EFFECT: Strikes all provisions of the underlying engrossed substitute bill and inserts provisions that do the following:
(1) Authorize, until July 1, 2021, counties planning under the Growth Management Act (GMA) that have a population between 700,000 and 1.1 million and abut at least five other counties to either: (a) Identify school developments as essential public facilities for the purpose of siting a single school development on rural lands outside of urban growth areas (UGA); or (b) establish, in cooperation with cities, an alternative process for reviewing and approving a proposal to site a single school development on rural lands located outside of UGAs.
(2) Define "school development" to mean a master planned location for a single public school and school-related activities that: (a) Requires a parcel of land so large that there are no suitable parcels available or found to be developable within an UGA; (b) is needed to serve students inside the UGA; and (c) is on land owned by the relevant school district on January 1, 2016.
(3) Authorize, until July 1, 2021, counties planning under the GMA that have a population between 700,000 and 1.1 million and abut at least five other counties to approve siting of a school development outside of an UGA if certain criteria are met, including that the school development will be served by public facilities such as water and sewer. Also, requires that, if any public facilities are extended beyond the UGA, the facilities are only available to and serve the specific school development.

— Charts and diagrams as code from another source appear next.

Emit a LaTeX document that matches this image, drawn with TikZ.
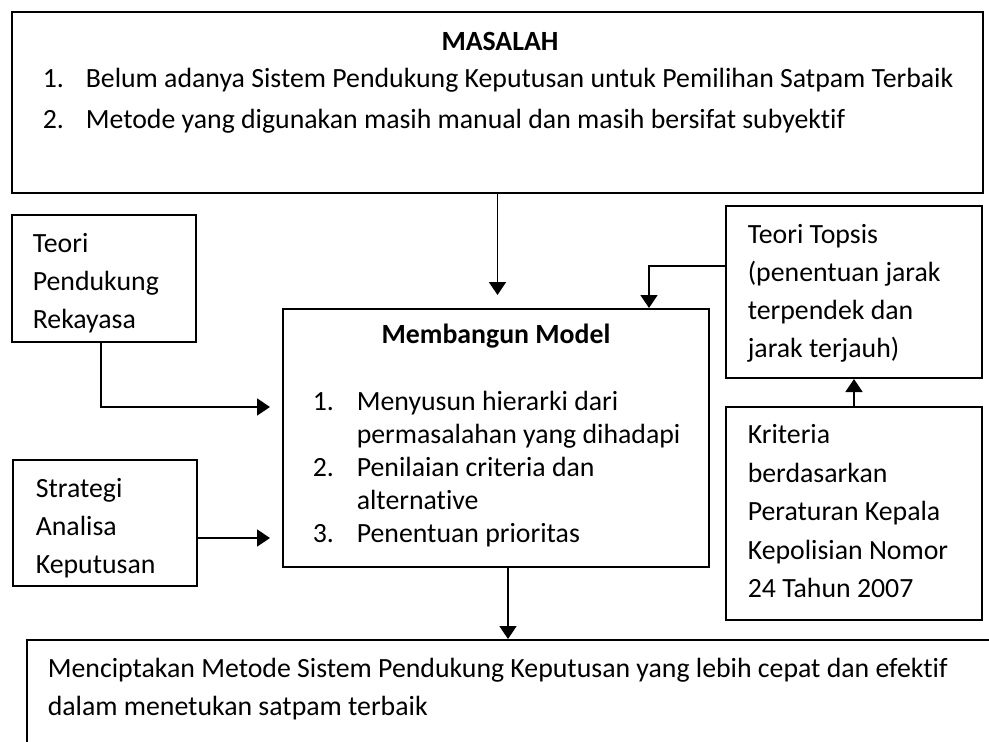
\documentclass[tikz,border=0pt]{standalone}
\usepackage{fontspec}
\setmainfont{Carlito}[Ligatures=NoCommon]
\usetikzlibrary{arrows.meta,calc}

\begin{document}
\begin{tikzpicture}[x=1pt,y=-1pt,>={Triangle[width=17pt,length=13pt]},line width=1.6pt,
    box/.style={draw,line width=2pt,inner sep=0pt},
    txt/.style={anchor=north west,inner sep=0pt,align=left,font=\fontsize{27.8}{#1}\selectfont},
    txt/.default=38,
    judul/.style={anchor=base,inner sep=0pt,font=\fontsize{27.8}{33}\selectfont\bfseries}]

    \useasboundingbox (0,0) rectangle (989,742);
    \clip (0,0) rectangle (989,742);

    \node[box, minimum width=971pt, minimum height=181pt] (masalah) at (497.5,102.5) {};
    \node[box, minimum width=184pt, minimum height=127pt] (teori) at (104,278.5) {};
    \node[box, minimum width=184pt, minimum height=126pt] (strategi) at (105,523) {};
    \node[box, minimum width=426pt, minimum height=258pt] (model) at (496,438) {};
    \node[box, minimum width=256pt, minimum height=172pt] (topsis) at (854,292) {};
    \node[box, minimum width=256pt, minimum height=213pt] (kriteria) at (854,513.5) {};
    \node[box, minimum width=983pt, minimum height=130pt] (hasil) at (518.5,705) {};

    \node[judul] (masalah-judul) at (500,50) {MASALAH};
    \node[txt=41] (masalah-no) at (42,58.3) {\strut 1.\\2.};
    \node[txt=41] (masalah-isi) at (85,58.3) {\strut Belum adanya Sistem Pendukung Keputusan untuk Pemilihan Satpam Terbaik\\Metode yang digunakan masih manual dan masih bersifat subyektif};

    \node[txt] (teori-isi) at (32,225.4) {\strut Teori\\Pendukung\\Rekayasa};
    \node[txt] (strategi-isi) at (35,470.4) {\strut Strategi\\Analisa\\Keputusan};

    \node[judul] (model-judul) at (496,343) {Membangun Model};
    \node[txt=33] (model-no) at (312,386.9) {\strut 1.\\ \\2.\\ \\3.};
    \node[txt=33] (model-isi) at (356,386.9) {\strut Menyusun hierarki dari\\permasalahan yang dihadapi\\Penilaian criteria dan\\alternative\\Penentuan prioritas};

    \node[txt] (topsis-isi) at (747,216.4) {\strut Teori Topsis\\(penentuan jarak\\terpendek dan\\jarak terjauh)};
    \node[txt=38.5] (kriteria-isi) at (747,416) {\strut Kriteria\\berdasarkan\\Peraturan Kepala\\Kepolisian Nomor\\24 Tahun 2007};

    \node[txt] (hasil-isi) at (47,650.4) {\strut Menciptakan Metode Sistem Pendukung Keputusan yang lebih cepat dan efektif\\dalam menetukan satpam terbaik};

    \draw[->,shorten >=13pt] (masalah.south) -- (masalah.south |- model.north);
    \draw[->] ([yshift=26pt]topsis.west) -| ([xshift=153pt]model.north);
    \draw[->] (kriteria.north) -- (topsis.south);
    \draw[->,shorten >=12pt] ([xshift=-3pt]teori.south) |- ([yshift=31pt]model.west);
    \draw[->,shorten >=12pt] ([yshift=-15pt]strategi.east) -- ([yshift=-15pt]strategi.east -| model.west);
    \draw[->] ([xshift=12pt]model.south) -- ([xshift=12pt]model.south |- hasil.north);

\end{tikzpicture}
\end{document}
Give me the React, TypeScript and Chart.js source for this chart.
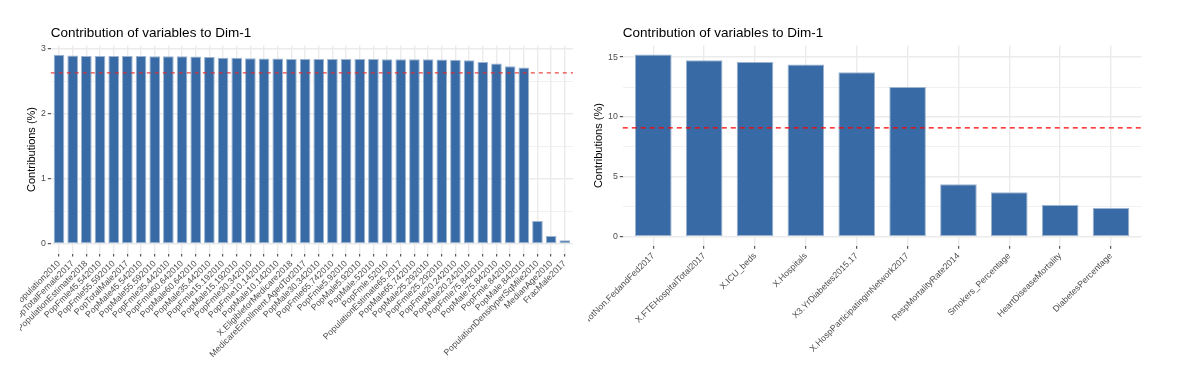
import React, { useEffect, useRef } from 'react';
import { Chart, registerables } from 'chart.js';

Chart.register(...registerables);

const FONT = "'Liberation Sans', Arial, Helvetica, sans-serif";

const chartTitle = 'Contribution of variables to Dim-1';
const yAxisTitle = 'Contributions (%)';

const leftCategories = [
  'CensusPopulation2010', 'PopTotalFemale2017', 'PopulationEstimate2018', 'PopFmle45.542010',
  'PopFmle55.592010', 'PopTotalMale2017', 'PopMale45.542010', 'PopMale55.592010',
  'PopFmle35.442010', 'PopFmle60.642010', 'PopMale60.642010', 'PopMale35.442010',
  'PopFmle15.192010', 'PopMale15.192010', 'PopFmle30.342010', 'PopFmle10.142010',
  'PopMale10.142010', 'X.EligibleforMedicare2018', 'MedicareEnrollment.AgedTot2017', 'PopMale30.342010',
  'PopFmle65.742010', 'PopFmle5.92010', 'PopMale5.92010', 'PopMale.52010',
  'PopFmle.52010', 'PopulationEstimate65.2017', 'PopMale65.742010', 'PopMale25.292010',
  'PopFmle25.292010', 'PopFmle20.242010', 'PopMale20.242010', 'PopFmle75.842010',
  'PopMale75.842010', 'PopFmle.842010', 'PopMale.842010', 'PopulationDensityperSqMile2010',
  'MedianAge2010', 'FracMale2017',
];
const leftValues = [
  2.908, 2.897, 2.892, 2.892, 2.892, 2.892, 2.89, 2.887, 2.887, 2.887,
  2.882, 2.877, 2.862, 2.862, 2.856, 2.851, 2.851, 2.846, 2.846, 2.846,
  2.846, 2.846, 2.846, 2.846, 2.841, 2.841, 2.841, 2.841, 2.836, 2.831,
  2.826, 2.8, 2.774, 2.733, 2.713, 0.354, 0.123, 0.06,
];
const leftReference = 2.632;
const leftMajorTicks = [0, 1, 2, 3];
const leftMinorTicks = [0.5, 1.5, 2.5];

const rightCategories = [
  'TotalM.D..s.TotNon.FedandFed2017', 'X.FTEHospitalTotal2017', 'X.ICU_beds', 'X.Hospitals',
  'X3.YrDiabetes2015.17', 'X.HospParticipatinginNetwork2017', 'RespMortalityRate2014',
  'Smokers_Percentage', 'HeartDiseaseMortality', 'DiabetesPercentage',
];
const rightValues = [15.22, 14.74, 14.6, 14.38, 13.74, 12.51, 4.39, 3.72, 2.65, 2.4];
const rightReference = 9.09;
const rightMajorTicks = [0, 5, 10, 15];
const rightMinorTicks = [2.5, 7.5, 12.5];

type PanelProps = {
  labels: string[];
  values: number[];
  reference: number;
  major: number[];
  minor: number[];
  left: number;
  width: number;
  yAxisWidth: number;
  xAxisHeight: number;
  padRight: number;
  yTitlePadTop: number;
  barPct: number;
  dash: number[];
  lineColor: string;
};

function Panel(p: PanelProps) {
  const ref = useRef<HTMLCanvasElement>(null);
  useEffect(() => {
    if (!ref.current) return;
    const maxV = Math.max(...p.values);
    const n = p.labels.length;
    const isMajor = (v: number) => p.major.indexOf(v) >= 0;
    const refLine = {
      id: 'refLine',
      afterDatasetsDraw(chart: any) {
        const ctx = chart.ctx;
        const y = chart.scales.y.getPixelForValue(p.reference);
        const { left, right } = chart.chartArea;
        ctx.save();
        ctx.strokeStyle = p.lineColor;
        ctx.lineWidth = 1.3;
        ctx.setLineDash(p.dash);
        ctx.beginPath();
        ctx.moveTo(left, y);
        ctx.lineTo(right, y);
        ctx.stroke();
        ctx.restore();
      },
    };
    const chart = new Chart(ref.current, {
      type: 'bar',
      data: {
        datasets: [
          {
            data: p.values.map((v, i) => ({ x: i, y: v })),
            backgroundColor: '#386BA5',
            borderColor: '#9CB4D0',
            borderWidth: 1,
            borderSkipped: false,
            barPercentage: p.barPct,
            categoryPercentage: 1,
          },
        ],
      },
      options: {
        animation: false,
        responsive: false,
        layout: { padding: { left: 0, right: p.padRight, top: 0, bottom: 0 } },
        plugins: {
          legend: { display: false },
          tooltip: { enabled: false },
          title: {
            display: true,
            text: chartTitle,
            align: 'start',
            fullSize: false,
            color: '#000000',
            font: { family: FONT, size: 13.5, weight: 'normal', lineHeight: 1.2 },
            padding: { top: 25.5, bottom: 3.7 },
          },
        },
        scales: {
          x: {
            type: 'linear',
            min: -0.6,
            max: n - 0.4,
            offset: false,
            afterBuildTicks: (s: any) => {
              s.ticks = p.labels.map((_, i) => ({ value: i }));
            },
            afterFit: (s: any) => {
              s.height = p.xAxisHeight;
              s.paddingLeft = 0;
              s.paddingRight = 0;
            },
            grid: {
              offset: false,
              color: '#EBEBEB',
              lineWidth: 1.4,
              tickLength: 3,
              tickColor: '#333333',
              tickWidth: 1,
            },
            border: { display: false },
            ticks: {
              autoSkip: false,
              minRotation: 45,
              maxRotation: 45,
              padding: 2,
              color: '#4D4D4D',
              font: { family: FONT, size: 8.8 },
              callback: (_v: any, i: number) => p.labels[i],
            },
          },
          y: {
            type: 'linear',
            min: -maxV * 0.05,
            max: maxV * 1.05,
            afterBuildTicks: (s: any) => {
              s.ticks = [...p.major, ...p.minor].sort((a, b) => a - b).map((v) => ({ value: v }));
            },
            afterFit: (s: any) => {
              s.width = p.yAxisWidth;
            },
            grid: {
              color: '#EBEBEB',
              lineWidth: (c: any) => (c.tick && isMajor(c.tick.value) ? 1.4 : 0.7),
              tickLength: 3,
              tickColor: (c: any) => (c.tick && isMajor(c.tick.value) ? '#333333' : 'rgba(0,0,0,0)'),
              tickWidth: 1,
            },
            border: { display: false },
            ticks: {
              padding: 2,
              color: '#4D4D4D',
              font: { family: FONT, size: 8.8 },
              callback: (v: any) => (isMajor(v) ? String(v) : ''),
            },
            title: {
              display: true,
              text: yAxisTitle,
              color: '#000000',
              font: { family: FONT, size: 11, lineHeight: 1.2 },
              padding: { top: p.yTitlePadTop, bottom: 0 },
            },
          },
        },
      } as any,
      plugins: [refLine],
    });
    return () => chart.destroy();
  }, []);
  return (
    <canvas
      ref={ref}
      width={p.width}
      height={368}
      style={{ position: 'absolute', left: p.left, top: 0, display: 'block', width: p.width, height: 368 }}
    />
  );
}

export default function App() {
  return (
    <div
      style={{
        position: 'fixed',
        left: 0,
        top: 0,
        width: 1184,
        height: 368,
        background: '#ffffff',
        overflow: 'hidden',
      }}
    >
      <Panel
        labels={leftCategories}
        values={leftValues}
        reference={leftReference}
        major={leftMajorTicks}
        minor={leftMinorTicks}
        left={20}
        width={568}
        yAxisWidth={30.8}
        xAxisHeight={114.5}
        padRight={15}
        yTitlePadTop={5.1}
        barPct={0.78}
        dash={[4, 4]}
        lineColor="rgba(230,40,40,0.85)"
      />
      <Panel
        labels={rightCategories}
        values={rightValues}
        reference={rightReference}
        major={rightMajorTicks}
        minor={rightMinorTicks}
        left={588}
        width={596}
        yAxisWidth={34.8}
        xAxisHeight={122.2}
        padRight={42.5}
        yTitlePadTop={4.4}
        barPct={0.72}
        dash={[5, 4]}
        lineColor="#FF0000"
      />
    </div>
  );
}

(4) Require the county, prior to issuing final approval of an application to site a school development, to amend the comprehensive plan of the county to designate the school development site on the land use map.
(5) Amend the GMA to provide that an amendment to the comprehensive plan to designate a school development site on the land use map may be considered and adopted at any time during the year.
(6) Require any county that modifies its UGA boundaries to include land on which a school development, sited in accordance with the bill, is located to remove a total area of land from the UGA that equals the total area of land added.
(7) Require the Office of the Superintendent of Public Instruction (OSPI) and the Department of Commerce to implement specified recommendations from the OSPI's 2007 Summit on School Planning and Siting in Washington.